* Written task: Print the lines of the listing below verbatim from its first line through the line bearing "var small_ols = [0.0534, 0.0902, 0.1265];". Any pictures are to be omitted.

[Start of Dataset content]

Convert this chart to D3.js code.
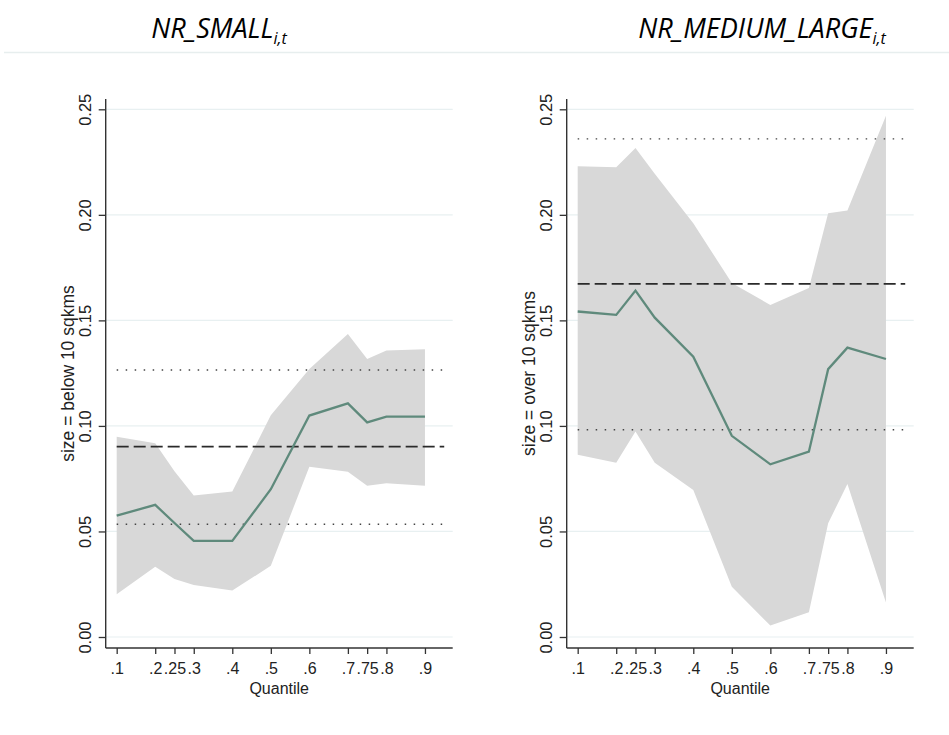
<!DOCTYPE html>
<html>
<head>
<meta charset="utf-8">
<script src="https://cdn.jsdelivr.net/npm/d3@7"></script>
<style>
  body { margin: 0; background: #fff; }
  svg text { font-family: "Liberation Sans", Arial, sans-serif; }
  svg text.titulo { font-family: "Open Sans", sans-serif; font-style: italic; }
</style>
</head>
<body>
<svg class="chart" width="949" height="735"></svg>
<script>
// quantis e rotulos do eixo x
var quantis = [0.1, 0.2, 0.25, 0.3, 0.4, 0.5, 0.6, 0.7, 0.75, 0.8, 0.9];
var rotulos_x = [".1", ".2", ".25", ".3", ".4", ".5", ".6", ".7", ".75", ".8", ".9"];
var ticks_y = [0, 0.05, 0.10, 0.15, 0.20, 0.25];

// painel esquerdo: below 10 sqkms
var small_coef = [0.0575, 0.0626, 0.0540, 0.0455, 0.0455, 0.0700, 0.1049, 0.1107, 0.1017, 0.1044, 0.1044];
var small_low  = [0.0202, 0.0333, 0.0275, 0.0246, 0.0220, 0.0337, 0.0807, 0.0783, 0.0717, 0.0728, 0.0717];
var small_high = [0.0949, 0.0918, 0.0785, 0.0670, 0.0689, 0.1050, 0.1270, 0.1435, 0.1317, 0.1357, 0.1363];
var small_ols = [0.0534, 0.0902, 0.1265]; // low, coef, high

// painel direito: over 10 sqkms
var med_coef = [0.1542, 0.1526, 0.1641, 0.1513, 0.1328, 0.0953, 0.0818, 0.0878, 0.1269, 0.1371, 0.1317];
var med_low  = [0.0863, 0.0826, 0.0973, 0.0826, 0.0697, 0.0238, 0.0054, 0.0117, 0.0539, 0.0725, 0.0163];
var med_high = [0.2230, 0.2226, 0.2317, 0.2195, 0.1960, 0.1677, 0.1573, 0.1653, 0.2008, 0.2021, 0.2470];
var med_ols = [0.0982, 0.1673, 0.2360];

var ols_fim = 0.95; // linhas horizontais vao de .1 ate aqui

var largura = 347;
var topo = 99, base = 648;

var chart = d3.select(".chart");

// linha separadora debaixo dos titulos
chart.append("line")
    .attr("x1", 4).attr("x2", 949)
    .attr("y1", 52.5).attr("y2", 52.5)
    .attr("stroke", "#e7eeee").attr("stroke-width", 1.5);

function titulo(txt, cx) {
    var t = chart.append("text")
        .attr("class", "titulo")
        .attr("x", cx).attr("y", 38)
        .attr("text-anchor", "middle")
        .style("font-size", "27px")
        .attr("fill", "#000");
    t.append("tspan").text(txt);
    t.append("tspan").attr("dy", 6).style("font-size", "16px").text("i,t");
}

titulo("NR_SMALL", 219);
titulo("NR_MEDIUM_LARGE", 762);

function desenha_painel(x0, coef, low, high, ols, titulo_y) {

    var x = d3.scaleLinear()
        .domain([0.0715, 0.972])
        .range([x0, x0 + largura]);

    var y = d3.scaleLinear()
        .domain([0, 0.25])
        .range([637, 109.3]);

    var g = chart.append("g");

    // grade
    g.selectAll(".grade")
        .data(ticks_y)
        .enter().append("line")
        .attr("x1", x0).attr("x2", x0 + largura)
        .attr("y1", function(d) { return y(d); })
        .attr("y2", function(d) { return y(d); })
        .attr("stroke", "#e8f0f1").attr("stroke-width", 1.2);

    // banda de confianca
    var area = d3.area()
        .x(function(d, i) { return x(quantis[i]); })
        .y0(function(d, i) { return y(low[i]); })
        .y1(function(d, i) { return y(high[i]); });

    g.append("path")
        .datum(coef)
        .attr("d", area)
        .attr("fill", "#d8d8d8");

    // linhas OLS
    var estilos = ["1.5,7.5", "12,5", "1.5,7.5"];
    ols.forEach(function(v, i) {
        g.append("line")
            .attr("x1", x(0.1)).attr("x2", x(ols_fim))
            .attr("y1", y(v)).attr("y2", y(v))
            .attr("stroke", i == 1 ? "#2a2a2a" : "#444")
            .attr("stroke-width", i == 1 ? 1.7 : 1.4)
            .attr("stroke-dasharray", estilos[i]);
    });

    // coeficientes
    var linha = d3.line()
        .x(function(d, i) { return x(quantis[i]); })
        .y(function(d) { return y(d); });

    g.append("path")
        .datum(coef)
        .attr("d", linha)
        .attr("fill", "none")
        .attr("stroke", "#5f8a7c")
        .attr("stroke-width", 2.3);

    // eixo y
    var ay = g.append("g")
        .attr("transform", "translate(" + x0 + ",0)")
        .call(d3.axisLeft(y).tickValues(ticks_y).tickSize(7).tickFormat(d3.format(".2f")));
    ay.select(".domain").remove();
    ay.selectAll("line").attr("stroke", "#333").attr("stroke-width", 1.3);
    ay.selectAll("text")
        .attr("x", null).attr("dy", null)
        .attr("transform", "translate(-15,0) rotate(-90)")
        .attr("text-anchor", "middle")
        .style("font-size", "16.5px")
        .attr("fill", "#222");

    // eixo x
    var ax = g.append("g")
        .attr("transform", "translate(0," + base + ")")
        .call(d3.axisBottom(x).tickValues(quantis).tickSize(6)
            .tickFormat(function(d, i) { return rotulos_x[i]; }));
    ax.select(".domain").remove();
    ax.selectAll("line").attr("stroke", "#333").attr("stroke-width", 1.3);
    ax.selectAll("text")
        .attr("y", 26).attr("dy", null)
        .style("font-size", "16px")
        .attr("fill", "#222");

    // linhas dos eixos
    g.append("line")
        .attr("x1", x0).attr("x2", x0)
        .attr("y1", topo).attr("y2", base)
        .attr("stroke", "#333").attr("stroke-width", 1.4);
    g.append("line")
        .attr("x1", x0).attr("x2", x0 + largura)
        .attr("y1", base).attr("y2", base)
        .attr("stroke", "#333").attr("stroke-width", 1.4);

    // titulos dos eixos
    g.append("text")
        .attr("transform", "translate(" + (x0 + largura / 2) + "," + (base + 46) + ")")
        .attr("text-anchor", "middle")
        .style("font-size", "16px")
        .attr("fill", "#222")
        .text("Quantile");

    g.append("text")
        .attr("transform", "translate(" + (x0 - 32) + "," + ((topo + base) / 2) + ") rotate(-90)")
        .attr("text-anchor", "middle")
        .style("font-size", "17.5px")
        .attr("fill", "#222")
        .text(titulo_y);
}

desenha_painel(105.7, small_coef, small_low, small_high, small_ols, "size = below 10 sqkms");
desenha_painel(566.7, med_coef, med_low, med_high, med_ols, "size = over 10 sqkms");
</script>
</body>
</html>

[End of Dataset content]

* Worked answer:
Convert this chart to D3.js code.
<!DOCTYPE html>
<html>
<head>
<meta charset="utf-8">
<script src="https://cdn.jsdelivr.net/npm/d3@7"></script>
<style>
  body { margin: 0; background: #fff; }
  svg text { font-family: "Liberation Sans", Arial, sans-serif; }
  svg text.titulo { font-family: "Open Sans", sans-serif; font-style: italic; }
</style>
</head>
<body>
<svg class="chart" width="949" height="735"></svg>
<script>
// quantis e rotulos do eixo x
var quantis = [0.1, 0.2, 0.25, 0.3, 0.4, 0.5, 0.6, 0.7, 0.75, 0.8, 0.9];
var rotulos_x = [".1", ".2", ".25", ".3", ".4", ".5", ".6", ".7", ".75", ".8", ".9"];
var ticks_y = [0, 0.05, 0.10, 0.15, 0.20, 0.25];

// painel esquerdo: below 10 sqkms
var small_coef = [0.0575, 0.0626, 0.0540, 0.0455, 0.0455, 0.0700, 0.1049, 0.1107, 0.1017, 0.1044, 0.1044];
var small_low  = [0.0202, 0.0333, 0.0275, 0.0246, 0.0220, 0.0337, 0.0807, 0.0783, 0.0717, 0.0728, 0.0717];
var small_high = [0.0949, 0.0918, 0.0785, 0.0670, 0.0689, 0.1050, 0.1270, 0.1435, 0.1317, 0.1357, 0.1363];
var small_ols = [0.0534, 0.0902, 0.1265]; // low, coef, high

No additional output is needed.